You are viewing a plain text version of this content. The canonical link for it is here.
Posted to dev@xalan.apache.org by bu...@apache.org on 2001/11/16 15:03:44 UTC

DO NOT REPLY [Bug 4908] - XPath's text() and node() selectors get confused by CDATA sections

DO NOT REPLY TO THIS EMAIL, BUT PLEASE POST YOUR BUG 
RELATED COMMENTS THROUGH THE WEB INTERFACE AVAILABLE AT
<http://nagoya.apache.org/bugzilla/show_bug.cgi?id=4908>.
ANY REPLY MADE TO THIS MESSAGE WILL NOT BE COLLECTED AND 
INSERTED IN THE BUG DATABASE.

http://nagoya.apache.org/bugzilla/show_bug.cgi?id=4908

XPath's text() and node() selectors get confused by CDATA sections





------- Additional Comments From keshlam@us.ibm.com  2001-11-16 06:03 -------
If you can provide a sample that shows the problem you're reporting, that would 
be very helpful in analysing whether this is broken or working as intended.

XPath has no concept of CDATA sections; all contiguous text, whether escaped via 
<![CDATA[]]> or not, is considered a single XPath node. So what should be 
happening is that XPath sees <doc> has having three XPath child nodes: a text 
node, and element, and another text node.

Xalan should be attempting to apply a rule which "coalesces" adjacent text into 
a single DTM node, which is considered ordinary text unless _ALL_ the adjacent 
text was contained in <![CDATA[]]> sections. 

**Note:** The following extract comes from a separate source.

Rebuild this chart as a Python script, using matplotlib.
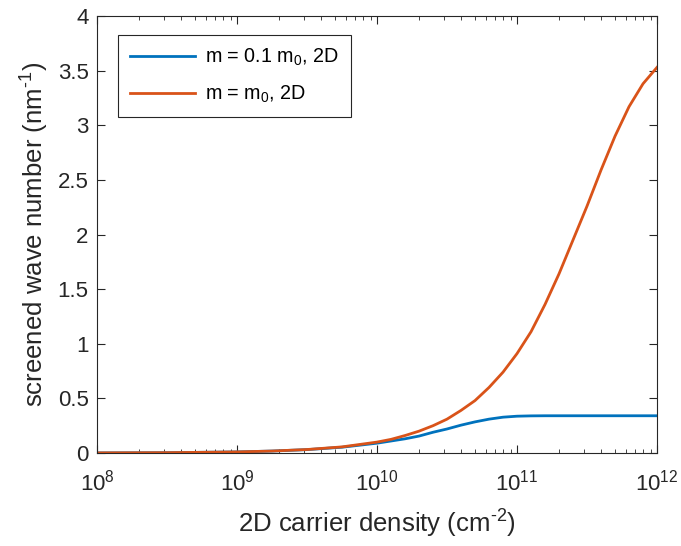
import numpy as np
import matplotlib.pyplot as plt
from matplotlib.ticker import LogLocator, NullFormatter

plt.rcParams['font.family'] = ['Liberation Sans', 'DejaVu Sans']
plt.rcParams['mathtext.fontset'] = 'custom'
plt.rcParams['mathtext.rm'] = 'Liberation Sans'
plt.rcParams['mathtext.it'] = 'Liberation Sans:italic'

# log10 of carrier density (cm^-2) and screened wave number (nm^-1)
log_n_light = [8.0, 8.5, 9.0, 9.25, 9.5, 9.75, 10.0, 10.1, 10.2, 10.3, 10.4, 10.5,
               10.6, 10.7, 10.8, 10.9, 11.0, 11.1, 11.2, 11.5, 12.0]
q_light = [0.001, 0.003, 0.010, 0.018, 0.031, 0.053, 0.090, 0.110, 0.130, 0.155, 0.190, 0.220,
           0.255, 0.285, 0.310, 0.328, 0.337, 0.340, 0.341, 0.341, 0.341]

log_n_heavy = [8.0, 8.5, 9.0, 9.25, 9.5, 9.75, 10.0, 10.1, 10.2, 10.3, 10.4, 10.5, 10.6,
               10.7, 10.8, 10.9, 11.0, 11.1, 11.2, 11.3, 11.4, 11.5, 11.6, 11.7, 11.8, 11.9, 12.0]
q_heavy = [0.001, 0.003, 0.010, 0.018, 0.032, 0.056, 0.100, 0.125, 0.160, 0.200, 0.250, 0.310, 0.390,
           0.480, 0.600, 0.740, 0.910, 1.110, 1.360, 1.640, 1.950, 2.260, 2.590, 2.900, 3.170, 3.380, 3.530]

labels = ['m = 0.1 m$_0$, 2D', 'm = m$_0$, 2D']

fig = plt.figure(figsize=(6.81, 5.46), dpi=100)
ax = fig.add_axes([0.1424, 0.1703, 0.8224, 0.8004])

ax.plot(10.0 ** np.array(log_n_light), q_light, color='#0072BD', lw=2, label=labels[0])
ax.plot(10.0 ** np.array(log_n_heavy), q_heavy, color='#D95319', lw=2, label=labels[1])

ax.set_xscale('log')
ax.set_xlim(1e8, 1e12)
ax.set_ylim(0, 4)
ax.set_yticks(np.arange(0, 4.01, 0.5))
ax.set_yticklabels(['0', '0.5', '1', '1.5', '2', '2.5', '3', '3.5', '4'])
ax.xaxis.set_minor_locator(LogLocator(base=10, subs=np.arange(2, 10), numticks=20))
ax.xaxis.set_minor_formatter(NullFormatter())

ax.tick_params(which='both', direction='in', top=True, right=True, colors='#262626',
               labelsize=16, labelcolor='#262626')
ax.tick_params(axis='x', which='major', pad=12)
ax.tick_params(axis='y', which='major', pad=6)
ax.tick_params(which='major', length=6)
ax.tick_params(which='minor', length=3)
for s in ax.spines.values():
    s.set_color('#262626')
    s.set_linewidth(0.8)

ax.set_xlabel('2D carrier density (cm$^{\\text{-}2}$)', fontsize=18.5, color='#262626', labelpad=9)
ax.set_ylabel('screened wave number (nm$^{\\text{-}1}$)', fontsize=18.5, color='#262626', labelpad=5)

leg = ax.legend(loc='upper left', bbox_to_anchor=(0.0375, 0.9565), borderaxespad=0,
                fontsize=14.2, fancybox=False, edgecolor='#262626', framealpha=1,
                handlelength=3.3, borderpad=0.6, labelspacing=0.8, handletextpad=0.5)
leg.get_frame().set_linewidth(0.8)

fig.savefig('out.png', dpi=100)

NOTE that if you're viewing the nodes through the extension mechanism's DOM view 
of the data, there's a known limitation in that DOM2DTM associates only the 
first DOM text node with the DTM node. It's the extension programmer's 
responsibility to understand than and to check for immediately following text 
nodes -- including the possibility of crossing Entity Reference boundaries. 
There really isn't a better answer; DOM Level 3's proposed XPath API came to the 
same conclusion, though they're adding a getWholeText convenience method -- much 
like our string() -- to make that common use case more convenient.